Bagikan:

JAKARTA – Menteri Keuangan Sri Mulyani mengungkapkan bahwa penyusunan pos APBN 2024 yang kini tengah dibahas bersama DPR bersifat dinamis dan bukan bersifat tetap. Menurut dia, penyusunan instrumen fiskal sangat dipengaruhi oleh perkembangan ekonomi terkini, baik di dalam negeri maupun di luar negeri.

“Bagaimana kita bisa mengelola ketidakpastian dan dinamika itu tanpa mengerosi kredibilitas APBN dan memberikan kepastian kepada perekonomian serta kepada program-program pembangunan nasional,” ujarnya di Kompleks Parlemen Senayan saat rapat kerja bersama Badan Anggaran (Banggar) DPR, Selasa, 19 September.
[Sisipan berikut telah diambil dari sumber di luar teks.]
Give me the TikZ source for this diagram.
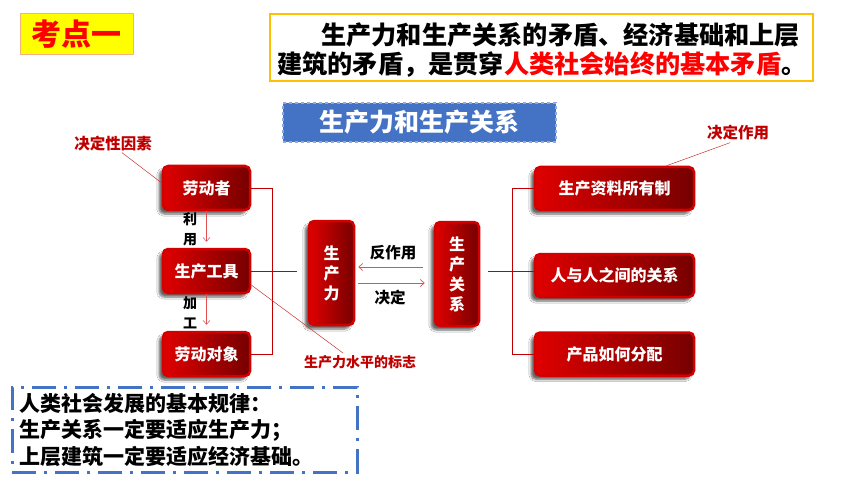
\documentclass[tikz,border=0pt]{standalone}
\usepackage{fontspec}
\setmainfont{Noto Sans CJK SC}
\usetikzlibrary{arrows.meta,shadows.blur,calc}
\definecolor{dred}{HTML}{C00000}
\definecolor{lred}{HTML}{E00000}
\definecolor{mred}{HTML}{C80000}
\definecolor{rred}{HTML}{760000}
\definecolor{rim}{HTML}{D40000}
\definecolor{kdy}{HTML}{FFFF00}
\definecolor{kdb}{HTML}{F4B183}
\definecolor{tbor}{HTML}{FFC000}
\definecolor{bluef}{HTML}{4472C4}
\definecolor{blueb}{HTML}{8FAADC}
\definecolor{arr}{HTML}{E05050}
\newcommand\myfs[1]{\fontsize{#1}{#1}\selectfont\bfseries}
\begin{document}
\begin{tikzpicture}[x=1pt,y=-1pt,
  redbox/.style={rounded corners=5pt, draw=rim, line width=2.5pt,
    left color=lred, middle color=mred, right color=rred,
    text=white, font=\myfs{16}, align=center, inner sep=0pt,
    blur shadow={shadow xshift=-4pt, shadow yshift=-4pt, shadow blur steps=6, shadow opacity=60}},
  hbox/.style={redbox, minimum width=87pt, minimum height=44pt},
  rbox/.style={redbox, minimum width=159pt, minimum height=43pt},
  vbox/.style={redbox, minimum width=45pt, minimum height=104pt, font=\fontsize{16}{20}\selectfont\bfseries},
  conn/.style={draw=dred, line width=0.8pt},
  thin/.style={draw=dred!80, line width=0.5pt},
  arrw/.style={draw=arr, line width=0.7pt, -{Straight Barb[length=4pt,width=7pt]}},
  lbl/.style={text=dred, font=\myfs{15.5}, inner sep=0pt},
  blbl/.style={text=black, font=\myfs{15.5}, inner sep=0pt}
]
\useasboundingbox (0,0) rectangle (860,484);
\fill[white] (0,0) rectangle (860,484);

% top boxes
\node[fill=kdy, draw=kdb, line width=1pt, minimum width=113pt, minimum height=41pt, inner sep=0pt,
  text=red, font=\myfs{30}] (kd) at (76.5,34.5) {考点一};
\node[draw=tbor, line width=1.5pt, fill=white, minimum width=543pt, minimum height=67pt] (tb) at (541.5,47.5) {};
\node[anchor=west, inner sep=0pt, font=\myfs{25.2}] (t1) at (321,35) {生产力和生产关系的矛盾、经济基础和上层};
\node[anchor=west, inner sep=0pt, font=\myfs{25.2}] (t2) at (277,65) {建筑的矛盾，是贯穿\textcolor{red}{人类社会始终的基本矛盾}。};

\node[fill=bluef, draw=blueb, dashed, line width=1.2pt, minimum width=273pt, minimum height=39pt,
  text=white, font=\myfs{25}, inner sep=0pt] (bt) at (419.5,122.5) {生产力和生产关系};

% left column
\node[hbox] (ldz) at (206.5,188) {劳动者};
\node[hbox] (gj) at (206.5,271) {生产工具};
\node[hbox] (ldd) at (206.5,354) {劳动对象};

% middle
\node[vbox] (scl) at (331.5,273) {生\\产\\力};
\node[vbox, minimum width=44pt] (gx) at (457,274) {生\\产\\关\\系};

% right column
\node[rbox] (r1) at (614.5,188.5) {生产资料所有制};
\node[rbox] (r2) at (614.5,275.5) {人与人之间的关系};
\node[rbox] (r3) at (614.5,354) {产品如何分配};

% labels
\node[lbl] (jdxl) at (113,144) {决定性因素};
\node[lbl] (jdzy) at (738,133) {决定作用};
\node[lbl, font=\myfs{14}] (bz) at (360,362) {生产力水平的标志};
\node[blbl] (fzy) at (393,253) {反作用};
\node[blbl] (jd) at (390,298) {决定};
\node[blbl, font=\fontsize{14}{20}\selectfont\bfseries, align=center] (ly) at (190,229) {利\\用};
\node[blbl, font=\fontsize{14}{20}\selectfont\bfseries, align=center] (jg) at (190,313) {加\\工};

% connectors
\coordinate (brk) at (272,0);
\coordinate (glend) at (297,271);
\coordinate (grs) at (488,271);
\coordinate (rbr) at (512,0);
\draw[conn] (ldz.east) -| (brk |- ldd.east) -- (ldd.east);
\draw[conn] (gj.east) -- (glend);
\draw[conn] (grs) -- (grs -| r2.west);
\draw[conn] (r1.west) -| (rbr |- r3.west) -- (r3.west);

\draw[arrw] ([xshift=-11pt,yshift=7pt]gx.west) -- ([xshift=3pt,yshift=6pt]scl.east);
\draw[arrw] ([xshift=3pt,yshift=-10pt]scl.east) -- ([xshift=-9pt,yshift=-9pt]gx.west);
\draw[arrw, line width=0.5pt] (ldz.south) -- ([yshift=6pt]gj.north);
\draw[arrw, line width=0.5pt] (gj.south) -- ([yshift=6pt]ldd.north);

\draw[thin] ([xshift=9pt,yshift=-1pt]jdxl.south) -- ([yshift=5pt]ldz.west);
\draw[thin] ([xshift=-8pt,yshift=-2pt]jdzy.south) -- ([xshift=52pt]r1.north);
\draw[thin] ([yshift=-14pt]gj.east) -- ([xshift=-17pt,yshift=2pt]bz.north);

% bottom box
\node[draw=bluef, line width=3pt, dash pattern=on 24pt off 8pt on 3pt off 8pt,
  minimum width=345pt, minimum height=85pt, inner sep=0pt] (law) at (184.5,429.5) {};
\node[anchor=north west, align=left, inner sep=0pt, font=\fontsize{21}{26.5}\selectfont\bfseries] (lawt) at (19,393)
  {人类社会发展的基本规律：\\生产关系一定要适应生产力；\\上层建筑一定要适应经济基础。};
\end{tikzpicture}
\end{document}
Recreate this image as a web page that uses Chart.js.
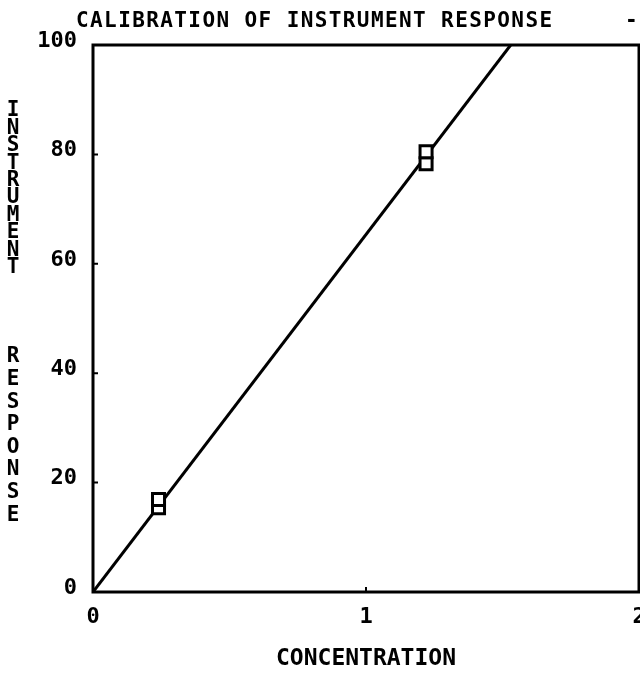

Menkeu menjelaskan ada sejumlah risiko yang harus terus diwaspadai pemerintah. Pertama, adalah menyangkut proyeksi ekonomi global.

“Kita melihat dua ekonomi dunia terbesar, yaitu Amerika dan China, yang memiliki karakter ketidakpastian. Ini harus diwaspadai karena bakal menimbulkan spillover atau rambatan ke seluruh dunia,” tuturnya.

Kedua, faktor geopolitik dan disrupsi dari rantai pasok yang mempengaruhi harga komoditas penting.

“Yang paling bisa kita lihat adalah harga minyak telah bergerak sekarang di atas 95 dolar per barel, saat baru saja kita naikan asumsinya dari 80 dolar ke 82 dolar per barel,” tegas dia.

Asal tahu saja, pada pembahasan RUU APBN awal bulan ini, Menkeu baru saja mengajukan revisi atas asumsi harga minyak Indonesia (Indonesia Crude Price/ICP) sudah dikerek dari 80 dolar AS menjadi 82 dolar AS per barel.

“Harga minyak naik dalam beberapa minggu terakhir. Bahkan asumsi sekarang di sekitar 90 dolar per barel. Ini karena dari Arab Saudi maupun Rusia memiliki komitmen untuk menahan atau mengurangi produksi. Bahkan tadi pagi beritanya akan ditahan (produksinya) sampai dengan Desember,” kata Menkeu Sri Mulyani pada 7 September yang lalu.

Sebagai informasi, RUU APBN 2024 telah mencapai kesepakatan dalam pembicaraan tingkat I antara pemerintah dengan Badan Anggaran DPR. Selanjutnya, hasil kesepakatan ini bakal dibawa ke pembicaraan tingkat II untuk diputuskan dalam rapat paripurna DPR.